Chocolaterunsjudy recently posted…5 Tips to Sail through your First Colonoscopy
Deborah Brooks says
Running has helped me through grieving in the past and I know it will now with a more recent loss. It can be a very cathartic experience
Lacey@fairytalesandfitness says
Running is a huge stress reliever for me. Some times even when I don’t feel like running, I am always happy after I did it.
Darlene S Cardillo says
Definitely a run. It really helps and with others to chat with. They can provide support.

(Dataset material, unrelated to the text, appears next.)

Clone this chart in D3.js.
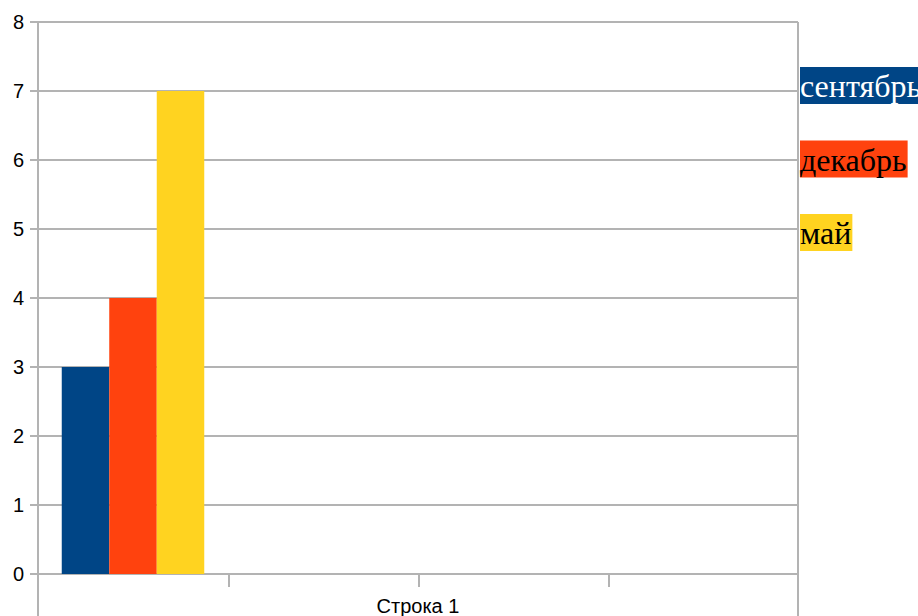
<!DOCTYPE html>
<html><head><meta charset="utf-8">
<script src="https://cdn.jsdelivr.net/npm/d3@7"></script>
<style>body{margin:0;background:#fff}svg{display:block}</style>
</head><body>
<svg id="c" width="918" height="616"></svg>
<script>
const categories = ["Строка 1"];
const series = ["сентябрь", "декабрь", "май"];
const values = [[3, 4, 7]];
const colors = ["#004586", "#ff420e", "#ffd320"];
const legendText = ["#ffffff", "#000000", "#000000"];
const yTicks = [0, 1, 2, 3, 4, 5, 6, 7, 8];
const slots = [0, 1, 2, 3];

const svg = d3.select("#c");
const L = 38, R = 798, T = 22, B = 574;
const y = d3.scaleLinear().domain([0, 8]).range([B, T]);
const xs = d3.scaleBand().domain(slots).range([L, R]);
const x1 = d3.scaleBand().domain(series).range([0, xs.bandwidth()]).paddingInner(0).paddingOuter(0.5);
const grid = "#b3b3b3";

svg.append("g").selectAll("line").data(yTicks).join("line")
  .attr("x1", L - 8).attr("x2", R).attr("y1", d => y(d)).attr("y2", d => y(d))
  .attr("stroke", grid).attr("stroke-width", 2);

categories.forEach((c, ci) => {
  svg.append("g").selectAll("rect").data(series).join("rect")
    .attr("x", s => xs(slots[ci]) + x1(s)).attr("width", x1.bandwidth())
    .attr("y", (s, i) => y(values[ci][i])).attr("height", (s, i) => B - y(values[ci][i]))
    .attr("fill", (s, i) => colors[i]);
});

svg.append("g").selectAll("line").data([L, R]).join("line")
  .attr("x1", d => d).attr("x2", d => d).attr("y1", T).attr("y2", 616)
  .attr("stroke", grid).attr("stroke-width", 2);

svg.append("g").selectAll("line").data(slots.slice(1)).join("line")
  .attr("x1", d => xs(d) + 1).attr("x2", d => xs(d) + 1).attr("y1", B).attr("y2", B + 13)
  .attr("stroke", grid).attr("stroke-width", 2);

svg.append("g").selectAll("text").data(yTicks).join("text")
  .attr("x", 24).attr("y", d => y(d)).attr("dy", "0.36em").attr("text-anchor", "end")
  .attr("font-family", "Liberation Sans, Arial, sans-serif").attr("font-size", 20).attr("fill", "#000")
  .text(d => d);

svg.append("text").attr("x", 418).attr("y", 613).attr("text-anchor", "middle")
  .attr("font-family", "Liberation Sans, Arial, sans-serif").attr("font-size", 20).attr("fill", "#000")
  .text(categories[0]);

const lg = svg.append("g").attr("font-family", "Liberation Serif, Times New Roman, serif").attr("font-size", 32);
series.forEach((s, i) => {
  const g = lg.append("g");
  const t = g.append("text").attr("x", 800).attr("y", 97 + i * 73.5).attr("fill", legendText[i]).text(s);
  const bb = t.node().getBBox();
  g.insert("rect", "text").attr("x", 800).attr("y", 67 + i * 73.5).attr("width", bb.width + 1).attr("height", 37).attr("fill", colors[i]);
});
</script>
</body></html>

A race…it makes you forget because you have to focus on something else.
Jenny says
Yes, yes yes! Sometimes I also feel like a long run can exhaust my busy brain and bring on a sense of peace. Sorry you’re going through a hard time… I’m glad you have running to help you through.
Renée says
Running is definitely a great way to work through grief. I’ve done it many times. And that’s usually too when I put on music that reminds me of someone I’m grieving so that I can cry to my hearts content (I’m a terrible cryer, but when it happens it’s Niagara Falls!) It’s of course a termporary solution, but it can definitely make us feel just a tiny bit better.

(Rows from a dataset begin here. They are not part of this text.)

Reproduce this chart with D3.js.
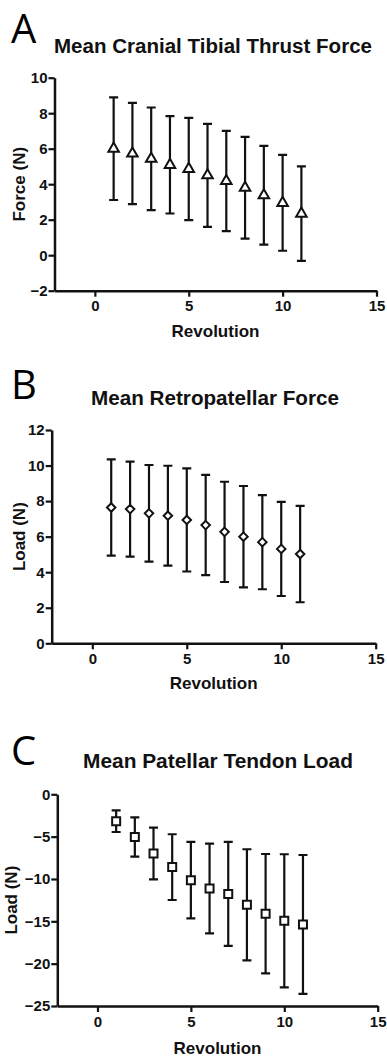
<!DOCTYPE html>
<html>
<head>
<meta charset="utf-8">
<script src="https://cdn.jsdelivr.net/npm/d3@7"></script>
<style>
  body { margin: 0; background: #fff; }
  svg { display: block; }
</style>
</head>
<body>
<div id="chart"></div>
<script>
const revolutions = [1, 2, 3, 4, 5, 6, 7, 8, 9, 10, 11];

// A: cranial tibial thrust force (N), mean and SD
const thrustMean = [6.0, 5.73, 5.43, 5.09, 4.86, 4.5, 4.18, 3.8, 3.38, 2.95, 2.34];
const thrustSD = [2.89, 2.85, 2.89, 2.74, 2.88, 2.9, 2.82, 2.87, 2.78, 2.7, 2.66];

// B: retropatellar force (N)
const retroMean = [7.64, 7.55, 7.31, 7.18, 6.94, 6.65, 6.27, 6.0, 5.69, 5.31, 5.02];
const retroSD = [2.71, 2.67, 2.72, 2.81, 2.9, 2.82, 2.82, 2.85, 2.65, 2.65, 2.71];

// C: patellar tendon load (N)
const tendonMean = [-3.17, -5.04, -6.99, -8.6, -10.14, -11.12, -11.77, -13.05, -14.1, -14.94, -15.37];
const tendonSD = [1.28, 2.32, 3.05, 3.88, 4.51, 5.3, 6.14, 6.56, 7.05, 7.86, 8.2];

const xTicks = [0, 5, 10, 15];
const thrustTicks = [-2, 0, 2, 4, 6, 8, 10];
const retroTicks = [0, 2, 4, 6, 8, 10, 12];
const tendonTicks = [-25, -20, -15, -10, -5, 0];

const width = 387, height = 1057;
const font = "'Liberation Sans', Arial, sans-serif";

const svg = d3.select("#chart").append("svg")
  .attr("width", width)
  .attr("height", height);

const panels = [
  {
    letter: "A", title: "Mean Cranial Tibial Thrust Force", yLabel: "Force (N)",
    mean: thrustMean, sd: thrustSD, yTicks: thrustTicks, symbol: d3.symbolTriangle, size: 48,
    left: 54.5, right: 376.5, top: 77.7, bottom: 290.7,
    letterY: 43, titleX: 213, titleY: 53, titleW: 318, yLabelX: 19, xLabelY: 337
  },
  {
    letter: "B", title: "Mean Retropatellar Force", yLabel: "Load (N)",
    mean: retroMean, sd: retroSD, yTicks: retroTicks, symbol: d3.symbolDiamond2, size: 46,
    left: 51.7, right: 375.7, top: 430, bottom: 643.3,
    letterY: 399, titleX: 215, titleY: 405, titleW: 248, yLabelX: 19, xLabelY: 689
  },
  {
    letter: "C", title: "Mean Patellar Tendon Load", yLabel: "Load (N)",
    mean: tendonMean, sd: tendonSD, yTicks: tendonTicks, symbol: d3.symbolSquare, size: 64,
    left: 57.3, right: 377.7, top: 794.3, bottom: 1006,
    letterY: 765, titleX: 218, titleY: 768, titleW: 270, yLabelX: 11, xLabelY: 1054
  }
];

panels.forEach(function (p) {
  const yMin = d3.min(p.yTicks), yMax = d3.max(p.yTicks);
  const x = d3.scaleLinear().domain([-2.15, 15]).range([p.left, p.right]);
  const y = d3.scaleLinear().domain([yMin, yMax]).range([p.bottom, p.top]);
  const g = svg.append("g");

  // panel letter
  g.append("text")
    .attr("x", 11).attr("y", p.letterY)
    .style("font-family", "'Open Sans', sans-serif")
    .style("font-size", "40px")
    .text(p.letter);

  // title
  g.append("text")
    .attr("x", p.titleX).attr("y", p.titleY)
    .attr("text-anchor", "middle")
    .attr("textLength", p.titleW)
    .attr("lengthAdjust", "spacingAndGlyphs")
    .attr("fill", "#111")
    .style("font-family", font)
    .style("font-weight", "bold")
    .style("font-size", "20px")
    .text(p.title);

  // axes
  const xAxis = g.append("g")
    .attr("transform", `translate(0, ${p.bottom})`)
    .call(d3.axisBottom(x).tickValues(xTicks).tickSize(6).tickSizeOuter(0).tickPadding(4));
  const yAxis = g.append("g")
    .attr("transform", `translate(${p.left}, 0)`)
    .call(d3.axisLeft(y).tickValues(p.yTicks).tickSize(6).tickSizeOuter(0).tickPadding(1));

  [xAxis, yAxis].forEach(function (a) {
    a.attr("font-family", font).attr("font-weight", "bold").attr("font-size", 15);
    a.select(".domain").attr("stroke", "#111").attr("stroke-width", 2.5);
    a.selectAll(".tick line").attr("stroke", "#111").attr("stroke-width", 2.2);
    a.selectAll(".tick text")
      .attr("fill", "#111")
      .style("font-family", font)
      .style("font-weight", "bold")
      .style("font-size", "15px");
  });

  // axis titles
  g.append("text")
    .attr("x", (x(-2.15) + x(15)) / 2).attr("y", p.xLabelY)
    .attr("text-anchor", "middle")
    .style("font-family", font)
    .style("font-weight", "bold")
    .style("font-size", "17px")
    .attr("fill", "#111")
    .text("Revolution");

  g.append("text")
    .attr("transform", `translate(${p.yLabelX}, ${(p.top + p.bottom) / 2}) rotate(-90)`)
    .attr("text-anchor", "middle")
    .attr("dy", "0.35em")
    .style("font-family", font)
    .style("font-weight", "bold")
    .style("font-size", "17px")
    .attr("fill", "#111")
    .text(p.yLabel);

  const data = revolutions.map(function (r, i) {
    return { rev: r, mean: p.mean[i], sd: p.sd[i] };
  });

  // error bars
  const bars = g.append("g")
    .attr("stroke", "#111")
    .attr("stroke-width", 2.2)
    .attr("fill", "none");
  bars.selectAll("path")
    .data(data)
    .join("path")
    .attr("d", function (d) {
      const cx = x(d.rev), hi = y(d.mean + d.sd), lo = y(d.mean - d.sd), c = 4.5;
      return `M${cx},${hi}V${lo}M${cx - c},${hi}H${cx + c}M${cx - c},${lo}H${cx + c}`;
    });

  // markers
  g.append("g").selectAll("path")
    .data(data)
    .join("path")
    .attr("transform", function (d) { return `translate(${x(d.rev)}, ${y(d.mean)})`; })
    .attr("d", d3.symbol().type(p.symbol).size(p.size))
    .attr("fill", "#fff")
    .attr("stroke", "#111")
    .attr("stroke-width", 2);
});
</script>
</body>
</html>
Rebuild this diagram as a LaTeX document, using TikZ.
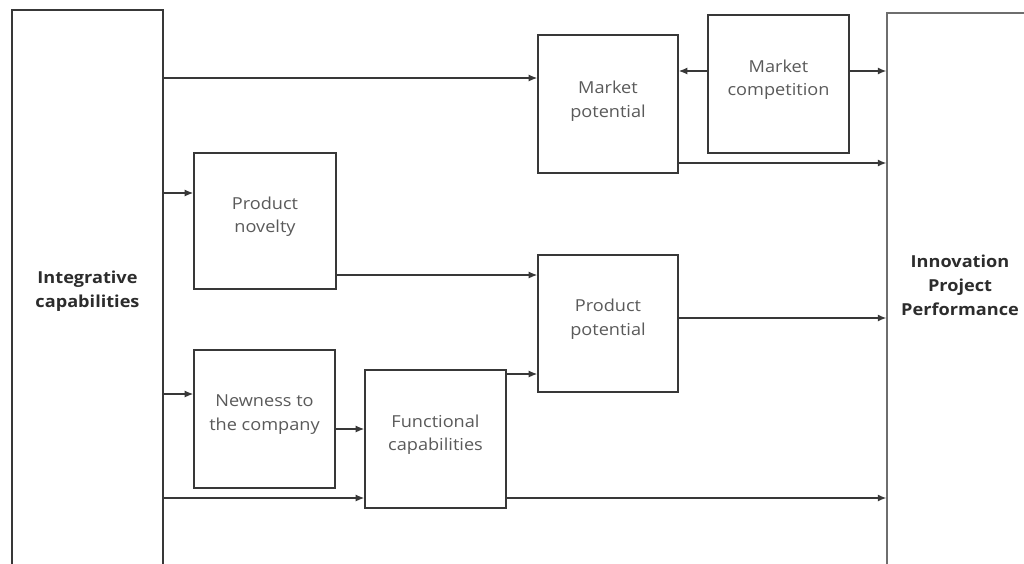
\documentclass[tikz,border=0pt]{standalone}
\usepackage{fontspec}
\setmainfont{Open Sans}[FakeStretch=1.1]
\usetikzlibrary{arrows.meta}
\definecolor{edge}{HTML}{383838}
\definecolor{softedge}{HTML}{6E6E6E}
\definecolor{plain}{HTML}{5A5A5A}
\definecolor{strong}{HTML}{2C2C2C}
\tikzset{
  box/.style={draw=edge, line width=1.6pt, fill=white, inner sep=0pt},
  txt/.style={align=center, text=plain, font=\fontsize{16.5}{23.5}\selectfont, yshift=4.5pt},
  bold/.style={txt, text=strong, font=\fontsize{16.5}{24}\selectfont\bfseries},
  arr/.style={draw=edge, line width=1.3pt, -{Latex[length=8.5pt,width=7pt]}}
}
\begin{document}
\begin{tikzpicture}[x=1pt, y=-1pt]
\useasboundingbox (0,0) rectangle (1024,563);
\clip (0,0) rectangle (1024,563);
\fill[white] (0,0) rectangle (1024,563);

% outer columns
\node[box, minimum width=151pt, minimum height=565pt,
      label={[bold, yshift=-3pt]center:Integrative\\capabilities}] (ic) at (87.5,292.5) {};
\node[box, draw=softedge, line width=1.4pt, minimum width=153pt, minimum height=562pt,
      label={[bold, xshift=-3.5pt, yshift=4.5pt]center:Innovation\\Project\\Performance}] (ipp) at (963.5,294) {};

% inner boxes
\node[box, minimum width=140pt, minimum height=138pt,
      label={[txt, yshift=-1.5pt]center:Market\\potential}] (mp) at (608,104) {};
\node[box, minimum width=141pt, minimum height=138pt,
      label={[txt]center:Market\\competition}] (mc) at (778.5,84) {};
\node[box, minimum width=142pt, minimum height=136pt,
      label={[txt]center:Product\\novelty}] (pn) at (265,221) {};
\node[box, minimum width=140pt, minimum height=137pt,
      label={[txt]center:Product\\potential}] (pp) at (608,323.5) {};
\node[box, minimum width=141pt, minimum height=138pt,
      label={[txt]center:Newness to\\the company}] (nc) at (264.5,419) {};
\node[box, minimum width=141pt, minimum height=138pt,
      label={[txt]center:Functional\\capabilities}] (fc) at (435.5,439) {};

% connectors
\draw[arr] (ic.east |- 0,78)  -- (mp.west |- 0,78);
\draw[arr] (mc.west |- 0,71)  -- (mp.east |- 0,71);
\draw[arr] (mc.east |- 0,71)  -- (ipp.west |- 0,71);
\draw[arr] (mp.east |- 0,163) -- (ipp.west |- 0,163);
\draw[arr] (ic.east |- 0,193) -- (pn.west |- 0,193);
\draw[arr] (pn.east |- 0,275) -- (pp.west |- 0,275);
\draw[arr] (pp.east |- 0,318) -- (ipp.west |- 0,318);
\draw[arr] (ic.east |- 0,394) -- (nc.west |- 0,394);
\draw[arr] (nc.east |- 0,429) -- (fc.west |- 0,429);
\draw[arr] (fc.east |- 0,374) -- (pp.west |- 0,374);
\draw[arr] (ic.east |- 0,498) -- (fc.west |- 0,498);
\draw[arr] (fc.east |- 0,498) -- (ipp.west |- 0,498);
\end{tikzpicture}
\end{document}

you all have been dealt some blows lately and are in my thoughts x
Erica @ Erica Finds says
I agree that running heals and helps to let me feel all of my feelings and have time to process.
I’m sorry for your losses and hope that you have better times ahead. Sending virtual good vibes and hugs from Chicago.
Montana @ Pretty Lil Mudder says
Agree with all of this! I wish I had been a runner when my grandmother passed- it probably would have been a better outlet for my emotions. I always go for a run when I’m dealing with a lot of stress and negative emotions though, it really helps me to process everything in a safe and effective way.
Montana @ Pretty Lil Mudder recently posted…CBD: What Is It and How Does It Benefit Athletes?
Coco says
These are great insights. I definitely pounded out some grief in my running shoes after my Dad passed away — it helped for reasons you said — I could reminisce, cry, be angry, and exhaust myself all in one long run.
I’m sorry for your grief.
Zenaida Arroyo says
Running has helped me tremendously during these past two years. There have been many emotions with my mom’s stroke, Covid, school, etc. and I looked forward each morning to my run. Now I am not running everyday anymore but for now am feeling calm. Let’s see how long that lasts!